- From: Leif Halvard Silli <xn--mlform-iua@xn--mlform-iua.no>
- Date: Thu, 22 Nov 2012 23:34:55 +0100
- To: Richard Ishida <ishida@w3.org>
- Cc: Anne van Kesteren <annevk@annevk.nl>, www-international@w3.org
Richard Ishida, Thu, 22 Nov 2012 18:00:02 +0000: > On 21/11/2012 21:04, Anne van Kesteren wrote: >> * Are there even non-recent versions of major browsers that do not >> handle the byte order mark?

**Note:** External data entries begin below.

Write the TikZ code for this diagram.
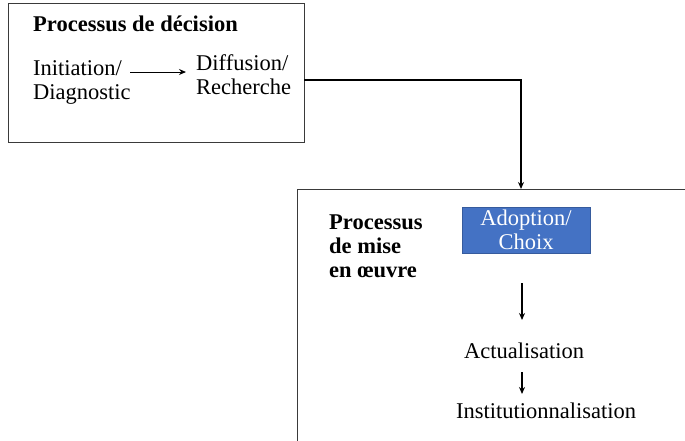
\documentclass[tikz,border=0pt]{standalone}
\usepackage{fontspec}
\setmainfont{Liberation Serif}
\usetikzlibrary{arrows.meta}
\definecolor{adoptblue}{HTML}{4472C4}
\definecolor{frame}{HTML}{3A3A3A}
\begin{document}
\begin{tikzpicture}[x=1pt,y=-1pt,
  txt/.style={inner sep=0pt,font=\fontsize{22.5}{24}\selectfont},
  ttl/.style={txt,font=\fontsize{22.5}{24}\selectfont\bfseries},
  frm/.style={draw=frame,line width=0.9pt},
  conn/.style={draw=black,line width=1.3pt,-{Stealth[length=7pt,width=6pt]}}]
\useasboundingbox (0,0) rectangle (685,440);
% frames
\draw[frm] (8,3) rectangle (304,142);
\draw[frm] (690,189) -- (297,189) -- (297,445);
\coordinate (topR) at (304,80);
\coordinate (lowTop) at (521,189);
% decision process
\node[ttl,anchor=west] (t1) at (33,24) {Processus de décision};
\node[txt,anchor=west,align=left] (init) at (33,82) {Initiation/\\Diagnostic};
\node[txt,anchor=west,align=left] (diff) at (196,75) {Diffusion/\\Recherche};
\draw[conn,line width=1pt] (130,72) coordinate (a1) -- (186,72) coordinate (a2);
% link between the two processes
\draw[conn] (topR) -| (lowTop);
% implementation process
\node[ttl,anchor=west,align=left] (t2) at (329,246) {Processus\\de mise\\en œuvre};
\node[fill=adoptblue,draw=adoptblue!80!black,line width=0.5pt,minimum width=128pt,minimum height=46pt,inner sep=0pt,
      text=white,align=center,font=\fontsize{22.5}{24}\selectfont] (adopt) at (526,230) {Adoption/\\Choix};
\node[txt] (act) at (524,351) {Actualisation};
\node[txt] (inst) at (546,411) {Institutionnalisation};
\draw[conn] (522,283) -- (522,320);
\draw[conn] (522,372) -- (522,394);
\end{tikzpicture}
\end{document}
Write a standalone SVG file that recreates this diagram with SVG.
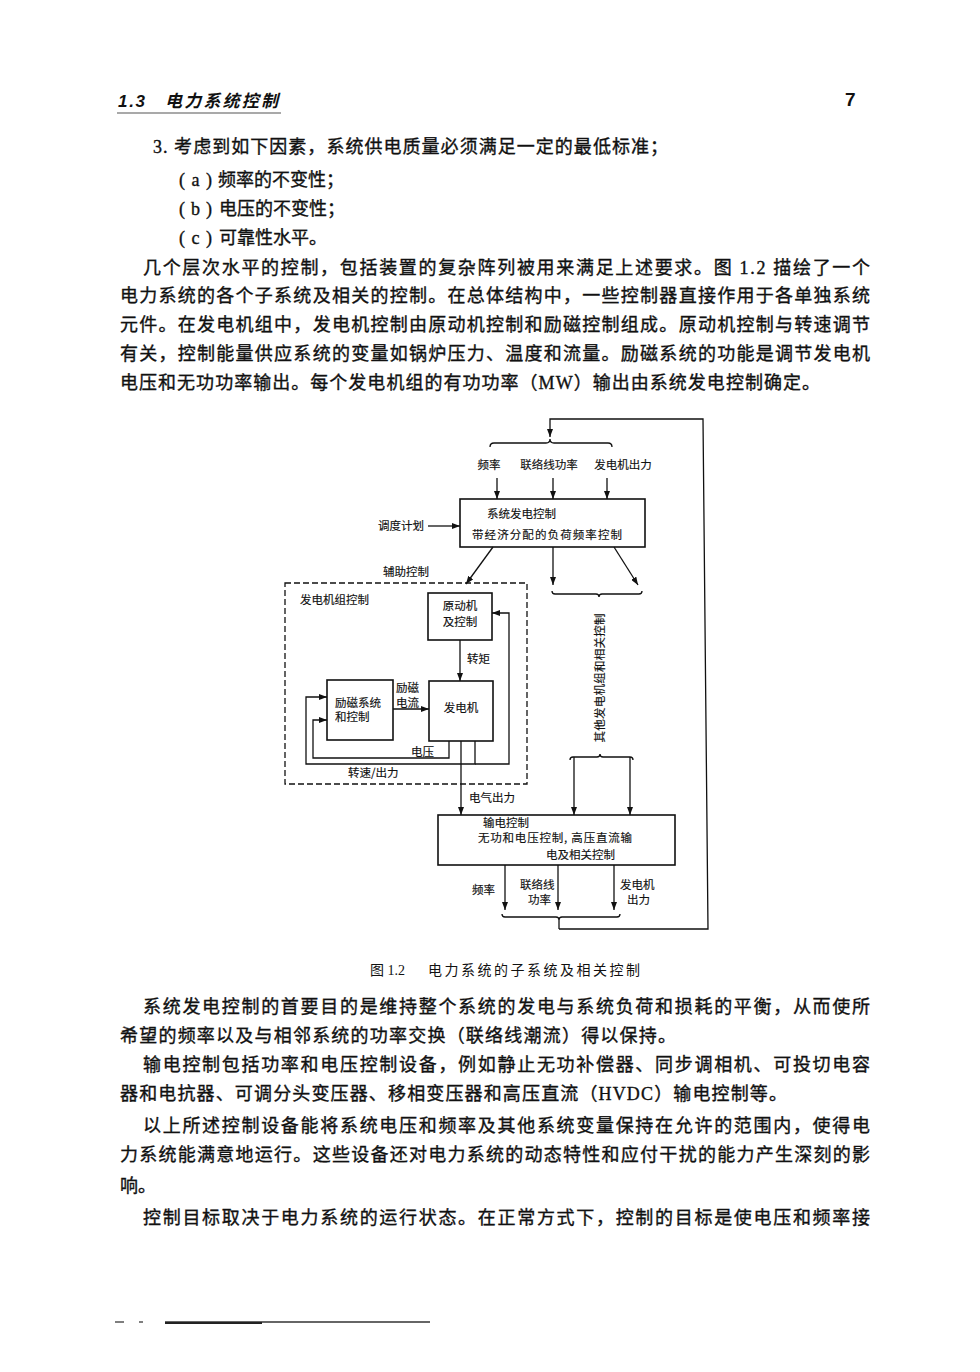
<svg xmlns="http://www.w3.org/2000/svg" width="980" height="1372" viewBox="0 0 980 1372">
<style>
.body{font-family:"Liberation Serif","Noto Sans CJK SC",serif;font-size:18px;fill:#111;stroke:#111;stroke-width:0.35;}
.hd{font-family:"Liberation Sans","Noto Sans CJK SC",sans-serif;font-style:italic;font-weight:bold;fill:#111;}
.cap{font-family:"Liberation Serif","Noto Sans CJK SC",serif;font-size:14px;fill:#111;}
.lb{font-family:"Noto Sans CJK SC",sans-serif;font-size:11.5px;fill:#111;stroke:#111;stroke-width:0.15;}
.box{fill:none;stroke:#111;stroke-width:1.6;}
.ln{fill:none;stroke:#111;stroke-width:1.3;}
.ar{fill:none;stroke:#111;stroke-width:1.3;marker-end:url(#ah);}
</style>
<defs>
<marker id="ah" viewBox="0 0 8 6" refX="8" refY="3" markerWidth="8" markerHeight="6" markerUnits="userSpaceOnUse" orient="auto"><path d="M0,0 L8,3 L0,6 z" fill="#111"/></marker>
</defs>
<rect width="980" height="1372" fill="#fff"/>

<g id="page-text">
<text class="hd" x="118" y="107" font-size="17" textLength="27" lengthAdjust="spacing">1.3</text>
<text class="hd" x="165" y="107" font-size="17" textLength="113" lengthAdjust="spacing">电力系统控制</text>
<line x1="117" y1="113" x2="281" y2="113" stroke="#555" stroke-width="1.2"/>
<text x="845" y="106" font-family="Liberation Sans, sans-serif" font-size="19" font-weight="bold" fill="#111">7</text>

<text class="body" x="153" y="153" textLength="515" lengthAdjust="spacing">3. 考虑到如下因素，系统供电质量必须满足一定的最低标准；</text>
<text class="body" x="179" y="186" textLength="33" lengthAdjust="spacing">(a)</text>
<text class="body" x="218" y="186">频率的不变性；</text>
<text class="body" x="179" y="215" textLength="33" lengthAdjust="spacing">(b)</text>
<text class="body" x="219" y="215">电压的不变性；</text>
<text class="body" x="179" y="244" textLength="33" lengthAdjust="spacing">(c)</text>
<text class="body" x="219" y="244">可靠性水平。</text>
<text class="body" x="143" y="274" textLength="727" lengthAdjust="spacing">几个层次水平的控制，包括装置的复杂阵列被用来满足上述要求。图 1.2 描绘了一个</text>
<text class="body" x="120" y="302" textLength="750" lengthAdjust="spacing">电力系统的各个子系统及相关的控制。在总体结构中，一些控制器直接作用于各单独系统</text>
<text class="body" x="120" y="331" textLength="750" lengthAdjust="spacing">元件。在发电机组中，发电机控制由原动机控制和励磁控制组成。原动机控制与转速调节</text>
<text class="body" x="120" y="360" textLength="750" lengthAdjust="spacing">有关，控制能量供应系统的变量如锅炉压力、温度和流量。励磁系统的功能是调节发电机</text>
<text class="body" x="120" y="389" textLength="700" lengthAdjust="spacing">电压和无功功率输出。每个发电机组的有功功率（MW）输出由系统发电控制确定。</text>

<text class="cap" x="370" y="975">图 1.2</text>
<text class="cap" x="428" y="975" textLength="212" lengthAdjust="spacing">电力系统的子系统及相关控制</text>

<text class="body" x="143" y="1013" textLength="727" lengthAdjust="spacing">系统发电控制的首要目的是维持整个系统的发电与系统负荷和损耗的平衡，从而使所</text>
<text class="body" x="120" y="1042" textLength="556" lengthAdjust="spacing">希望的频率以及与相邻系统的功率交换（联络线潮流）得以保持。</text>
<text class="body" x="143" y="1071" textLength="727" lengthAdjust="spacing">输电控制包括功率和电压控制设备，例如静止无功补偿器、同步调相机、可投切电容</text>
<text class="body" x="120" y="1100" textLength="667" lengthAdjust="spacing">器和电抗器、可调分头变压器、移相变压器和高压直流（HVDC）输电控制等。</text>
<text class="body" x="143" y="1132" textLength="727" lengthAdjust="spacing">以上所述控制设备能将系统电压和频率及其他系统变量保持在允许的范围内，使得电</text>
<text class="body" x="120" y="1161" textLength="750" lengthAdjust="spacing">力系统能满意地运行。这些设备还对电力系统的动态特性和应付干扰的能力产生深刻的影</text>
<text class="body" x="120" y="1192">响。</text>
<text class="body" x="143" y="1224" textLength="727" lengthAdjust="spacing">控制目标取决于电力系统的运行状态。在正常方式下，控制的目标是使电压和频率接</text>

<line x1="165" y1="1322" x2="430" y2="1322" stroke="#333" stroke-width="1.4"/>
<line x1="165" y1="1323" x2="262" y2="1323" stroke="#222" stroke-width="2"/>
<line x1="115" y1="1322" x2="124" y2="1322" stroke="#555" stroke-width="1.5"/>
<line x1="139" y1="1322" x2="143" y2="1322" stroke="#555" stroke-width="1.5"/>
</g>

<g id="connectors">
<polyline class="ar" points="559,929 708,929 703,419 550,419 550,437"/>
<path class="ln" d="M490,447 Q490,443 494,443 L546,443 Q550,443 550,439 Q550,443 554,443 L608,443 Q612,443 612,447"/>
<line class="ar" x1="497" y1="478" x2="497" y2="499"/>
<line class="ar" x1="553" y1="478" x2="553" y2="499"/>
<line class="ar" x1="607" y1="478" x2="607" y2="499"/>
<line class="ar" x1="428" y1="526" x2="460" y2="526"/>
<line class="ar" x1="493" y1="547" x2="466" y2="584"/>
<line class="ar" x1="553" y1="547" x2="553" y2="585"/>
<line class="ar" x1="614" y1="547" x2="638" y2="585"/>
<path class="ln" d="M552,591 Q552,594 555,594 L596,594 Q599,594 599,597 Q599,594 602,594 L639,594 Q642,594 642,591"/>
<path class="ln" d="M570,760 Q570,757 573,757 L597,757 Q600,757 600,754 Q600,757 603,757 L630,757 Q633,757 633,760"/>
<line class="ar" x1="574" y1="757" x2="574" y2="815"/>
<line class="ar" x1="630" y1="757" x2="630" y2="815"/>
<line class="ar" x1="460" y1="640" x2="460" y2="681"/>
<line class="ar" x1="393" y1="709" x2="429" y2="709"/>
<polyline class="ar" points="449,741 449,758 313,758 313,720 327,720"/>
<polyline class="ar" points="475,741 475,764 306,764 306,697 327,697"/>
<polyline class="ar" points="475,764 509,764 509,613 492,613"/>
<line class="ar" x1="461" y1="741" x2="461" y2="815"/>
<line class="ar" x1="505" y1="865" x2="505" y2="910"/>
<line class="ar" x1="558" y1="865" x2="558" y2="910"/>
<line class="ar" x1="614" y1="865" x2="614" y2="910"/>
<path class="ln" d="M502,914 Q502,917 505,917 L556,917 Q559,917 559,920 Q559,917 562,917 L617,917 Q620,917 620,914 M559,920 L559,929"/>
</g>

<g id="labels">
<text class="lb" x="489" y="469" text-anchor="middle">频率</text>
<text class="lb" x="549" y="469" text-anchor="middle">联络线功率</text>
<text class="lb" x="623" y="469" text-anchor="middle">发电机出力</text>
<text class="lb" x="424" y="530" text-anchor="end">调度计划</text>
<text class="lb" x="383" y="576">辅助控制</text>
<text class="lb" x="467" y="663">转矩</text>
<text class="lb" x="396" y="692">励磁</text>
<text class="lb" x="396" y="707">电流</text>
<text class="lb" x="411" y="756">电压</text>
<text class="lb" x="348" y="777">转速/出力</text>
<text class="lb" x="469" y="802">电气出力</text>
<text class="lb" x="472" y="894">频率</text>
<text class="lb" x="520" y="889">联络线</text>
<text class="lb" x="528" y="904">功率</text>
<text class="lb" x="620" y="889">发电机</text>
<text class="lb" x="627" y="904">出力</text>
<text class="lb" transform="translate(604,678) rotate(-90)" text-anchor="middle" textLength="129" lengthAdjust="spacing">其他发电机组和相关控制</text>
</g>

<g id="system-gen-control">
<rect class="box" x="460" y="499" width="185" height="48"/>
<text class="lb" x="487" y="518">系统发电控制</text>
<text class="lb" x="472" y="539" textLength="150" lengthAdjust="spacing">带经济分配的负荷频率控制</text>
</g>

<g id="gen-unit-control">
<rect x="285" y="583" width="242" height="201" fill="none" stroke="#111" stroke-width="1.3" stroke-dasharray="6,3"/>
<text class="lb" x="300" y="604">发电机组控制</text>
</g>

<g id="prime-mover">
<rect class="box" x="428" y="593" width="64" height="47"/>
<text class="lb" x="460" y="610" text-anchor="middle">原动机</text>
<text class="lb" x="460" y="626" text-anchor="middle">及控制</text>
</g>

<g id="generator">
<rect class="box" x="429" y="681" width="64" height="60"/>
<text class="lb" x="461" y="712" text-anchor="middle">发电机</text>
</g>

<g id="excitation">
<rect class="box" x="327" y="680" width="66" height="60"/>
<text class="lb" x="335" y="707">励磁系统</text>
<text class="lb" x="335" y="721">和控制</text>
</g>

<g id="transmission-control">
<rect class="box" x="438" y="815" width="237" height="50"/>
<text class="lb" x="483" y="827">输电控制</text>
<text class="lb" x="478" y="842" textLength="154" lengthAdjust="spacing">无功和电压控制, 高压直流输</text>
<text class="lb" x="546" y="859">电及相关控制</text>
</g>
</svg>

How far back do we have to go these days? >> >> * Per my reading of the HTML specification you can use utf-16le and >> utf-16be without a BOM. > > Actually, RFC2781 says that you MUST NOT use a BOM with content > labelled as utf-16le/utf-16be. (Of course, as mentioned in the side > note int he article, this is about labeling rather than the sequence > of bytes at the start of the file.) > > It does not even require it for utf-16, Right:[1] ]] MUST label the text as "UTF-16", and SHOULD make sure the text starts with 0xFEFF.[[ The perceived requirement to use the BOM might stem from XML: [1] ]] An exception to the "SHOULD" rule of using "UTF-16BE" or "UTF-16LE" would occur with document formats that mandate a BOM in UTF-16 text, thereby requiring the use of the "UTF-16" tag only.[[ > This was news to me. I believe HTML5 did the last time I looked. I've > made several changes to reflect this. And then the Encoding Standard confusingly says:[2] "In violation of the Unicode standard, "utf-16" is a label for utf-16le rather than its own standalone encoding." Which gives the impression that the Encoding Standard *only* switches the labels. However, in the Encoding Standard, the terms 'UTF-16LE'/'UTF-16BE' also covers the user of the BOM - which the 'UTF-16LE'/'UTF-16BE' labels per "the other standards" do not cover. I would suggest to Anne that the Encoding Standard should make clear that the terms 'UTF-16LE'/'UTF-16BE' are in violation with the existing definitions of hose labels. [1] http://tools.ietf.org/html/rfc2781#section-3.3 [2] http://encoding.spec.whatwg.org/#utf-16le -- leif halvard silli
Received on Thursday, 22 November 2012 22:35:28 UTC